Poll Signals IC's Faith in Open Source Intelligence Capabilities

Two years ago, an ISIS recruiter went online to attract new talent. Within 24 hours, the Air Force division monitoring the group’s social media activity had pinpointed the recruiter’s location and launched a successful missile strike from hundreds of miles away. 

While incidents like these are becoming more common, advocates of open source intelligence (OSINT) say more needs to be done to aid national security efforts, either by expanding collaboration with the private sector or innovating on existing tactics. A Government Business Council poll of 141 US intelligence and defense personnel conducted in late 2016 reinforces that sentiment:

While nearly half of those polled described government's collection and analysis of OSINT as good or very good, 1 in 4 disagreed with the statement that “the IC effectively collaborates with private sector partners to collect OSINT.”

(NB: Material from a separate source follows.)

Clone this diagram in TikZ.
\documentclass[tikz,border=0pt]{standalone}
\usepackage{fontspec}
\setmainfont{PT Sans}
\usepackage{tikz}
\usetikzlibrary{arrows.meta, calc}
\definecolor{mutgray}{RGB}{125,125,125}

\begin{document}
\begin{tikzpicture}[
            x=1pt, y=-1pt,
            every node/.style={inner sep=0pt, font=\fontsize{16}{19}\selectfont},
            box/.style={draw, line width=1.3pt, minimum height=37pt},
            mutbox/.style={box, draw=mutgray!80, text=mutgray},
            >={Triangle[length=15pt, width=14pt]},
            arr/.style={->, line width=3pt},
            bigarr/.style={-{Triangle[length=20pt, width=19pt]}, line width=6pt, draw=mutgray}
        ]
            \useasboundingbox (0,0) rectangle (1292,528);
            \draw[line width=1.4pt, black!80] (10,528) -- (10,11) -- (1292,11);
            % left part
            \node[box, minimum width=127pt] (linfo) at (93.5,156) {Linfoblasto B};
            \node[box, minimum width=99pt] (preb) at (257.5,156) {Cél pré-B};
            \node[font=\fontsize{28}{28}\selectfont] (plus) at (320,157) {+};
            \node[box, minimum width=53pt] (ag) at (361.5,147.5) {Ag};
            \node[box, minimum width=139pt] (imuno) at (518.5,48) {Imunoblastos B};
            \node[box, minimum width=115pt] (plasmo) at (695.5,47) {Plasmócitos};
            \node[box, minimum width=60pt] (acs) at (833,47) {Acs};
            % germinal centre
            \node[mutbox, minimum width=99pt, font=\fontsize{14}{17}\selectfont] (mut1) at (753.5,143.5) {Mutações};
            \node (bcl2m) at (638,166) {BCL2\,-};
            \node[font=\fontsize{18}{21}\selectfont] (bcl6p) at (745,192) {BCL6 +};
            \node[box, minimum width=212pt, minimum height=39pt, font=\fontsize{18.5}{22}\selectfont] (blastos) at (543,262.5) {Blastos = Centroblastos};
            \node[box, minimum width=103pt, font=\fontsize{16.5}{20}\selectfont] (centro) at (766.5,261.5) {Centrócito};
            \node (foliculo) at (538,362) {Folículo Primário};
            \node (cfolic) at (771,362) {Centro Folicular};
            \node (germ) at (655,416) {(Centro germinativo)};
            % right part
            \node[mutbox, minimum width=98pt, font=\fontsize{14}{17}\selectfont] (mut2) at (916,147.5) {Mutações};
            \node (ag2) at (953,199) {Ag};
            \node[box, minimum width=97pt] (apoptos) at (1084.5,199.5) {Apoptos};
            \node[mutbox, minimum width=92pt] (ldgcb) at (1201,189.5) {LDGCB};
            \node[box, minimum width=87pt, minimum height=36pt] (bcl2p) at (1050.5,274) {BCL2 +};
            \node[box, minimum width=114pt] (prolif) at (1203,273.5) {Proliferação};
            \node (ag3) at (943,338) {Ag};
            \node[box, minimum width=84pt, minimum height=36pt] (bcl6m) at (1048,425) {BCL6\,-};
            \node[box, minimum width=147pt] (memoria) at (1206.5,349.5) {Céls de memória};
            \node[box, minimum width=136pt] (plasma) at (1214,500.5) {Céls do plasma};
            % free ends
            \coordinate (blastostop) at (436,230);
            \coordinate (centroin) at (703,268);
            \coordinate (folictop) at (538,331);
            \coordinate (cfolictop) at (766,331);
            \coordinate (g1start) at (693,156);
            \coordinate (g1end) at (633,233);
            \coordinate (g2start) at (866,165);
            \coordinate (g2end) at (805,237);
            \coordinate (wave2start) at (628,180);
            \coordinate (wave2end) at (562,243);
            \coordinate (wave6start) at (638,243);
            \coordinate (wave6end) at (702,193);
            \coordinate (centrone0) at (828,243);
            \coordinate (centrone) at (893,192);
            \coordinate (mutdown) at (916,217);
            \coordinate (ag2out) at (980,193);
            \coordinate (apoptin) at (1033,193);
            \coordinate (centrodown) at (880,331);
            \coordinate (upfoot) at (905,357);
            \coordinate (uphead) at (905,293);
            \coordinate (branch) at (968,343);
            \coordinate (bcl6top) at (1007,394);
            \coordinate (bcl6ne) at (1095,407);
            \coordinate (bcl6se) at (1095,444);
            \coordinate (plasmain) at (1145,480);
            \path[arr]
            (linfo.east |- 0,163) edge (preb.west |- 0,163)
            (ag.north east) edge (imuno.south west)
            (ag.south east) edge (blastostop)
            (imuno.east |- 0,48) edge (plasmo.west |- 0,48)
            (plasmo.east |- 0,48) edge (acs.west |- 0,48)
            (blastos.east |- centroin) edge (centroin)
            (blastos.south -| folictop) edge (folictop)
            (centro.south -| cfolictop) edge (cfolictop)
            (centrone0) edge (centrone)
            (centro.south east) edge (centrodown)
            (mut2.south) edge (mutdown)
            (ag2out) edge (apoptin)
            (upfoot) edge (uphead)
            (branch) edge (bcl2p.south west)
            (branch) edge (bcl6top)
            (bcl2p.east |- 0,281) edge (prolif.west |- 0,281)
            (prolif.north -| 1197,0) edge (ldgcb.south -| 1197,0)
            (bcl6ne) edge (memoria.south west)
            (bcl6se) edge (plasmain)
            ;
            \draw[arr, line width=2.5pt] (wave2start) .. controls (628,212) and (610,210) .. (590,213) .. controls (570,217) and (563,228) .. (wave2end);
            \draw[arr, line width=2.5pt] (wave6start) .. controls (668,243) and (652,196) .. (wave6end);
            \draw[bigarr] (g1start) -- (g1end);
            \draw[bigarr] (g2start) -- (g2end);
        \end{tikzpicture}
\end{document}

In light of this gap, some agencies have taken proactive measures to expand engagement with the private sector. Robert Cardillo, director of the National Geospatial-Intelligence Agency (NGA), notes that investments in private sector technology and resources have been essential to his agency’s maturation into an OSINT powerhouse.

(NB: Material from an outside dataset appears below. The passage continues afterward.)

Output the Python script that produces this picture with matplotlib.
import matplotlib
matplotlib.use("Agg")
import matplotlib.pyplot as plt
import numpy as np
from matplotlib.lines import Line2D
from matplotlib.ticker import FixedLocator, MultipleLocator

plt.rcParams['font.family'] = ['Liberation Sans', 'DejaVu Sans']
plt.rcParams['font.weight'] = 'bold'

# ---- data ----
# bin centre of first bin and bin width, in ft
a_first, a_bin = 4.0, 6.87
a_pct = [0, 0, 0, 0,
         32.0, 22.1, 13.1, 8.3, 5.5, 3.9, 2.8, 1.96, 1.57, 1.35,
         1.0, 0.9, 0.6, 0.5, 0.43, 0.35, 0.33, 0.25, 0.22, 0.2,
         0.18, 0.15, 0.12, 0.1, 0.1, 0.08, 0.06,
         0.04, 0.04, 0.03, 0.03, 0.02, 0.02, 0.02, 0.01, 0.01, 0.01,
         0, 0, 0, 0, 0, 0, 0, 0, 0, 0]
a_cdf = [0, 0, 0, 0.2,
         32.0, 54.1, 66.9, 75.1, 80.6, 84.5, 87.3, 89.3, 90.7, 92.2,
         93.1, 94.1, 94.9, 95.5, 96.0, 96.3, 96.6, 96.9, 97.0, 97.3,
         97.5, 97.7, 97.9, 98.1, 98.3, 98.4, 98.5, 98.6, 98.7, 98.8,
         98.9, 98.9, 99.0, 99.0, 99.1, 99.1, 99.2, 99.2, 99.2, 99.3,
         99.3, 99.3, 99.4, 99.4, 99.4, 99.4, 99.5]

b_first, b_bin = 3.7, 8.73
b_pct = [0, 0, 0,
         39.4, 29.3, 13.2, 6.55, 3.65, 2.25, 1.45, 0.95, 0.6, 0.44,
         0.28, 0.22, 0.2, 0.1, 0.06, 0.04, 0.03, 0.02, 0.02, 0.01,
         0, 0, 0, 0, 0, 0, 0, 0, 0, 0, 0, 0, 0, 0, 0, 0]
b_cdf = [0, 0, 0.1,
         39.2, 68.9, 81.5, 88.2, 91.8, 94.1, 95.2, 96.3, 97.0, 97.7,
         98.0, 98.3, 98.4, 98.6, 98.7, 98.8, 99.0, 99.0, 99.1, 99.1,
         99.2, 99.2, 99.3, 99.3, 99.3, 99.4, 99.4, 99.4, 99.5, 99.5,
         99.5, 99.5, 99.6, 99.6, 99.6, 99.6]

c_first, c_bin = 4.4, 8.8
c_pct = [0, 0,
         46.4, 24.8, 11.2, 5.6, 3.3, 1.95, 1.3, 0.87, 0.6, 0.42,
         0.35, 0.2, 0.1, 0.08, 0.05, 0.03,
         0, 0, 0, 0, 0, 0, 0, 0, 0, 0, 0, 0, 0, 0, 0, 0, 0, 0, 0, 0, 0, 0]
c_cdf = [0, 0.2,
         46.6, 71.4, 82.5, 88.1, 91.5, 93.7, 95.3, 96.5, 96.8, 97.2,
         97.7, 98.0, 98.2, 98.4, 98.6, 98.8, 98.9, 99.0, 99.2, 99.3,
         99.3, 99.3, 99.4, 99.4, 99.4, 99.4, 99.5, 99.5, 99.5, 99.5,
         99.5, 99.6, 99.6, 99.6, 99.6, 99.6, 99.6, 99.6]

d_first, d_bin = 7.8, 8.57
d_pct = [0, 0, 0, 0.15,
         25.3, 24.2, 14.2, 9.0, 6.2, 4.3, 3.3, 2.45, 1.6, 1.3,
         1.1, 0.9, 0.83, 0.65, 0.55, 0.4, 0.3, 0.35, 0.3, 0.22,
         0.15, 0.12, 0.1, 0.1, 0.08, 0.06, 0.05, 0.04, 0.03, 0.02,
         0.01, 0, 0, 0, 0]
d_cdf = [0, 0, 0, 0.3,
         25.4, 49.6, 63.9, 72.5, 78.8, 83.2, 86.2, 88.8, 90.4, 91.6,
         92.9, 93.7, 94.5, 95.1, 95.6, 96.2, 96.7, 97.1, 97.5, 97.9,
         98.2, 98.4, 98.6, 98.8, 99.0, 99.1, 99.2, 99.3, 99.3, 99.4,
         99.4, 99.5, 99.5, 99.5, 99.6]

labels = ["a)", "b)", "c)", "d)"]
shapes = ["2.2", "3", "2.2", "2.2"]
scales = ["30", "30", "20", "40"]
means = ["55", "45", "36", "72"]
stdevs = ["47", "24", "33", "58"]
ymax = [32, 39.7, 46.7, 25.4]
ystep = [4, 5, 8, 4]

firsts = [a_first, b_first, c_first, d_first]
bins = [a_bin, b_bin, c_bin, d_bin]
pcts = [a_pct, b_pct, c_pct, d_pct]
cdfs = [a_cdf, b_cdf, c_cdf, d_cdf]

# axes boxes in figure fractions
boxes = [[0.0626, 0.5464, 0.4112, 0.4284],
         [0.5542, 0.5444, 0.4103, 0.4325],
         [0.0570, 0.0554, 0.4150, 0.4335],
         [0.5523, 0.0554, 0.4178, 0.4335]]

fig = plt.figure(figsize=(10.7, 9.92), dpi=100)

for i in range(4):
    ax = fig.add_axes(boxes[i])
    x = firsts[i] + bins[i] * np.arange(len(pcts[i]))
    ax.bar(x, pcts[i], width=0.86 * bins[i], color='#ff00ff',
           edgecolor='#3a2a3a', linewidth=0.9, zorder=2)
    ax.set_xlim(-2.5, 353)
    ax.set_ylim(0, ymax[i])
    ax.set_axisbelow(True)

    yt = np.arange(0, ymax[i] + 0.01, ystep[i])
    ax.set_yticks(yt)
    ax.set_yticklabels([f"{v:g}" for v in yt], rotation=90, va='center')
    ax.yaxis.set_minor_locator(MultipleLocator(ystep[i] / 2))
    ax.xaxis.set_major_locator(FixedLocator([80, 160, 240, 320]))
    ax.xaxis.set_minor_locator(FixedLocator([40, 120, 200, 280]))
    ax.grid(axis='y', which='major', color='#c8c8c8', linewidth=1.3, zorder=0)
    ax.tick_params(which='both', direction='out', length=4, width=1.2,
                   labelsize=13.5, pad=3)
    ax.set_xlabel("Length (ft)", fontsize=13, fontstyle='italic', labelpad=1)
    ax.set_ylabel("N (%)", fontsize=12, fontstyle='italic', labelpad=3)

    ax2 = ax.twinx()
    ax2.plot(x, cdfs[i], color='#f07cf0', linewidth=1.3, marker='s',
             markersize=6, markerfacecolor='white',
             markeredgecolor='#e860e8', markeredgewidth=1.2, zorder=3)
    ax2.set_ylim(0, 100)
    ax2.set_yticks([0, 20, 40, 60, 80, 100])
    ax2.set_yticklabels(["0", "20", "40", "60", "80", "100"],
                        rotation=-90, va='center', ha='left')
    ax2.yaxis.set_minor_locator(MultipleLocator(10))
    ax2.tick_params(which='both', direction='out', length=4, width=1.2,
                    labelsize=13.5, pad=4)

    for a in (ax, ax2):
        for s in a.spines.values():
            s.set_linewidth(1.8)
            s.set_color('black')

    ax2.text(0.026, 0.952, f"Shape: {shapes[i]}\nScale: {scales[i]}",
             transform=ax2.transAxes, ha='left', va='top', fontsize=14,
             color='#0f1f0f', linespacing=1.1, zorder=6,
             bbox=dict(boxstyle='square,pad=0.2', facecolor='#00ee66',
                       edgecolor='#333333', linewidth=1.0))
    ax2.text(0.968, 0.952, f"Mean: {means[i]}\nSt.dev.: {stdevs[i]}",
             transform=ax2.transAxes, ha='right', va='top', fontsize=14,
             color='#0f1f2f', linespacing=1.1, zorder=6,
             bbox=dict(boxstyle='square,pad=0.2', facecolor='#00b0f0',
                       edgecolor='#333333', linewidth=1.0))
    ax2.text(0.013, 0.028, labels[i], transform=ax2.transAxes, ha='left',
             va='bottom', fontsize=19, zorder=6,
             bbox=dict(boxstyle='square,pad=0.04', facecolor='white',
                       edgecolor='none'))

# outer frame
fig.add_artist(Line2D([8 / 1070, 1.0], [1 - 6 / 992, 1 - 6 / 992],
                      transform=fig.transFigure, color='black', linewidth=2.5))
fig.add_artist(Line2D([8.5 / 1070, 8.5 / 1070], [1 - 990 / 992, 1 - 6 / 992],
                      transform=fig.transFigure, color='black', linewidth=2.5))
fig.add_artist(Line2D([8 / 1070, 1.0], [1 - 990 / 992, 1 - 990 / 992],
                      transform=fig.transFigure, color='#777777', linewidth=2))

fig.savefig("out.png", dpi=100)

“Geospatial intelligence is at an inflection point,” says Cardillo, “and NGA finds itself in the midst of a professional revolution rich with game-changing opportunity and unbounded potential. Now fully 90 percent of our mapping, charting, and geodesy mission, and almost all of our humanitarian assistance missions, are dependent upon commercial satellite imagery.”

In 2015, NGA launched its GEOINT Pathfinder project to answer research questions exclusively by means of open, unclassified tools “available in the commercial and open source world.” Led by Chris Rasmussen, the initiative makes extensive use of code-sharing repository GitHub to publish unclassified, open-source geospatial projects and iterate on feedback received from the OSINT community.

Speaking at the Defense One Summit in November 2016, Rasmussen said his team realized the majority of the questions they looked at could be answered using basic ground analytic information provided by social media analysis, volunteer geographic information analysis, financial analysis, and unstructured text analysis. Scanning these disparate sources for insights enables the Pathfinder team to adopt what he calls the “coffee strategy.”

“Our goal is to deliver highly tailored, highly strategic analysis to a mobile device hours before our people enter a secure environment. So if we can answer eighty to ninety percent of the questions before analysts come into the SCIF [sensitive compartmented information facility] in the morning—where they’re drinking their morning coffee—that’s the goal.”

As for partnerships? “We need all the help we can get,” says Rasmussen, adding that partnerships with industry will be key to growing those broad networks.